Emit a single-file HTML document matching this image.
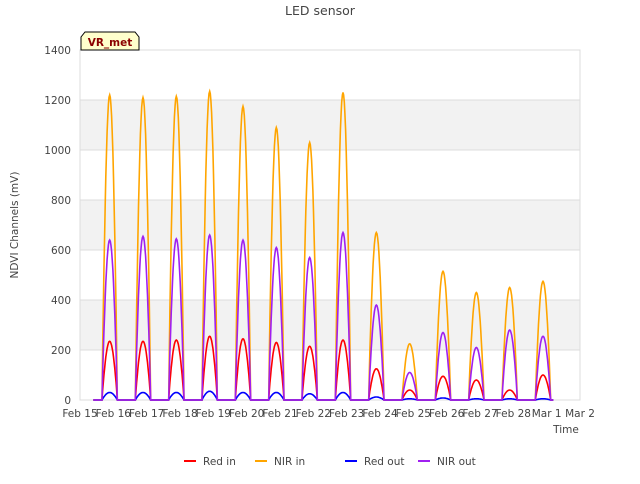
<!DOCTYPE html>
<html><head><meta charset="utf-8"><style>
body{margin:0;background:#fff;font-family:"DejaVu Sans",sans-serif}
svg text{font-family:"DejaVu Sans",sans-serif;fill:#444}
</style></head><body>
<svg width="640" height="480" id="c">
<text x="320" y="15" text-anchor="middle" font-size="12.5">LED sensor</text>
<text transform="translate(18,225) rotate(-90)" text-anchor="middle" font-size="10.5">NDVI Channels (mV)</text>
<text x="566" y="433" text-anchor="middle" font-size="10.5">Time</text>
<g id="grid"></g>
<g id="series"></g>
<g id="ticks"></g>
<g>
<path d="M81,50 L81,37 L85,32 L135,32 L139,37 L139,50 Z" fill="#ffffcc" stroke="#000" stroke-width="1"/>
<text x="110" y="46" text-anchor="middle" font-size="10.5" font-weight="bold" style="fill:#8b0000">VR_met</text>
</g>
<g id="legend"></g>
</svg>
<script>
const yTicks=[0,200,400,600,800,1000,1200,1400];
const xLabels=["Feb 15","Feb 16","Feb 17","Feb 18","Feb 19","Feb 20","Feb 21","Feb 22","Feb 23","Feb 24","Feb 25","Feb 26","Feb 27","Feb 28","Mar 1","Mar 2"];
const seriesNames=["NIR in","NIR out","Red in","Red out"];
const nirIn=[1220,1210,1215,1235,1175,1090,1030,1230,670,225,515,430,450,475];
const nirOut=[640,655,645,660,640,610,570,670,380,110,270,210,280,255];
const redIn=[235,235,240,255,245,230,215,240,125,40,95,80,40,100];
const redOut=[30,30,30,35,30,30,25,30,12,5,8,5,5,5];
const colors={"NIR in":"#ffa500","NIR out":"#a020f0","Red in":"#ff0000","Red out":"#0000ff"};
const NS="http://www.w3.org/2000/svg";
const X0=80,X1=580,Y0=400,Y1=50;
const xs=d=>X0+(X1-X0)*d/15;
const ys=v=>Y0-(Y0-Y1)*v/1400;
function mk(t,a,p){const e=document.createElementNS(NS,t);for(const k in a)e.setAttribute(k,a[k]);p.appendChild(e);return e;}
const grid=document.getElementById('grid');
for(let i=0;i<yTicks.length-1;i++){
 if(i%2==1){const r=mk('rect',{x:X0,y:ys(yTicks[i+1]),width:X1-X0,height:ys(yTicks[i])-ys(yTicks[i+1]),fill:'#f2f2f2'},grid);
 
 }
}
yTicks.forEach(v=>{const l=mk('line',{x1:X0,x2:X1,y1:ys(v),y2:ys(v),stroke:'#dcdcdc','stroke-width':1},grid);

});
mk('rect',{x:X0,y:Y1,width:X1-X0,height:Y0-Y1,fill:'none',stroke:'#dcdcdc'},grid);
const tk=document.getElementById('ticks');
yTicks.forEach(v=>{const t=mk('text',{x:71,y:ys(v)+4,'text-anchor':'end','font-size':10.5},tk);t.textContent=v;

});
xLabels.forEach((s,i)=>{const t=mk('text',{x:xs(i),y:417,'text-anchor':'middle','font-size':10.5},tk);t.textContent=s;

});
const sg=document.getElementById('series');
const data={"NIR in":nirIn,"NIR out":nirOut,"Red in":redIn,"Red out":redOut};
["NIR in","Red in","Red out","NIR out"].forEach(name=>{
 const vals=data[name];let pts=[[xs(0.4),ys(0)]];
 vals.forEach((pk,d)=>{const s=d+0.66,e=d+1.12;
  pts.push([xs(s),ys(0)]);
  for(let k=0;k<=24;k++){const f=k/24;pts.push([xs(s+(e-s)*f),ys(pk*Math.pow(Math.sin(Math.PI*f),0.9))]);}
  pts.push([xs(e),ys(0)]);});
 pts.push([xs(14.2),ys(0)]);
 const p=mk('polyline',{points:pts.map(p=>p[0].toFixed(1)+','+p[1].toFixed(1)).join(' '),fill:'none',stroke:colors[name],'stroke-width':1.6},sg);
 
 
});
const lg=document.getElementById('legend');
const lx=[184,255,345,418];
["Red in","NIR in","Red out","NIR out"].forEach((n,i)=>{
 const g=mk('g',{},lg);
 
 
 mk('line',{x1:lx[i],x2:lx[i]+12,y1:461,y2:461,stroke:colors[n],'stroke-width':2},g);
 const t=mk('text',{x:lx[i]+19,y:465,'font-size':10.5},g);t.textContent=n;
});
</script>
</body></html>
════════════════
▶ [REQUEST]:
Every line above should be returned exactly; the pictures stay out.

▶ [SOLUTION TO THE EXERCISE]:
Emit a single-file HTML document matching this image.
<!DOCTYPE html>
<html><head><meta charset="utf-8"><style>
body{margin:0;background:#fff;font-family:"DejaVu Sans",sans-serif}
svg text{font-family:"DejaVu Sans",sans-serif;fill:#444}
</style></head><body>
<svg width="640" height="480" id="c">
<text x="320" y="15" text-anchor="middle" font-size="12.5">LED sensor</text>
<text transform="translate(18,225) rotate(-90)" text-anchor="middle" font-size="10.5">NDVI Channels (mV)</text>
<text x="566" y="433" text-anchor="middle" font-size="10.5">Time</text>
<g id="grid"></g>
<g id="series"></g>
<g id="ticks"></g>
<g>
<path d="M81,50 L81,37 L85,32 L135,32 L139,37 L139,50 Z" fill="#ffffcc" stroke="#000" stroke-width="1"/>
<text x="110" y="46" text-anchor="middle" font-size="10.5" font-weight="bold" style="fill:#8b0000">VR_met</text>
</g>
<g id="legend"></g>
</svg>
<script>
const yTicks=[0,200,400,600,800,1000,1200,1400];
const xLabels=["Feb 15","Feb 16","Feb 17","Feb 18","Feb 19","Feb 20","Feb 21","Feb 22","Feb 23","Feb 24","Feb 25","Feb 26","Feb 27","Feb 28","Mar 1","Mar 2"];
const seriesNames=["NIR in","NIR out","Red in","Red out"];
const nirIn=[1220,1210,1215,1235,1175,1090,1030,1230,670,225,515,430,450,475];
const nirOut=[640,655,645,660,640,610,570,670,380,110,270,210,280,255];
const redIn=[235,235,240,255,245,230,215,240,125,40,95,80,40,100];
const redOut=[30,30,30,35,30,30,25,30,12,5,8,5,5,5];
const colors={"NIR in":"#ffa500","NIR out":"#a020f0","Red in":"#ff0000","Red out":"#0000ff"};
const NS="http://www.w3.org/2000/svg";
const X0=80,X1=580,Y0=400,Y1=50;
const xs=d=>X0+(X1-X0)*d/15;
const ys=v=>Y0-(Y0-Y1)*v/1400;
function mk(t,a,p){const e=document.createElementNS(NS,t);for(const k in a)e.setAttribute(k,a[k]);p.appendChild(e);return e;}
const grid=document.getElementById('grid');
for(let i=0;i<yTicks.length-1;i++){
 if(i%2==1){const r=mk('rect',{x:X0,y:ys(yTicks[i+1]),width:X1-X0,height:ys(yTicks[i])-ys(yTicks[i+1]),fill:'#f2f2f2'},grid);
 
 }
}
yTicks.forEach(v=>{const l=mk('line',{x1:X0,x2:X1,y1:ys(v),y2:ys(v),stroke:'#dcdcdc','stroke-width':1},grid);

});
mk('rect',{x:X0,y:Y1,width:X1-X0,height:Y0-Y1,fill:'none',stroke:'#dcdcdc'},grid);
const tk=document.getElementById('ticks');
yTicks.forEach(v=>{const t=mk('text',{x:71,y:ys(v)+4,'text-anchor':'end','font-size':10.5},tk);t.textContent=v;

});
xLabels.forEach((s,i)=>{const t=mk('text',{x:xs(i),y:417,'text-anchor':'middle','font-size':10.5},tk);t.textContent=s;

});
const sg=document.getElementById('series');
const data={"NIR in":nirIn,"NIR out":nirOut,"Red in":redIn,"Red out":redOut};
["NIR in","Red in","Red out","NIR out"].forEach(name=>{
 const vals=data[name];let pts=[[xs(0.4),ys(0)]];
 vals.forEach((pk,d)=>{const s=d+0.66,e=d+1.12;
  pts.push([xs(s),ys(0)]);
  for(let k=0;k<=24;k++){const f=k/24;pts.push([xs(s+(e-s)*f),ys(pk*Math.pow(Math.sin(Math.PI*f),0.9))]);}
  pts.push([xs(e),ys(0)]);});
 pts.push([xs(14.2),ys(0)]);
 const p=mk('polyline',{points:pts.map(p=>p[0].toFixed(1)+','+p[1].toFixed(1)).join(' '),fill:'none',stroke:colors[name],'stroke-width':1.6},sg);
 
 
});
const lg=document.getElementById('legend');
const lx=[184,255,345,418];
["Red in","NIR in","Red out","NIR out"].forEach((n,i)=>{
 const g=mk('g',{},lg);
 
 
 mk('line',{x1:lx[i],x2:lx[i]+12,y1:461,y2:461,stroke:colors[n],'stroke-width':2},g);
 const t=mk('text',{x:lx[i]+19,y:465,'font-size':10.5},g);t.textContent=n;
});
</script>
</body></html>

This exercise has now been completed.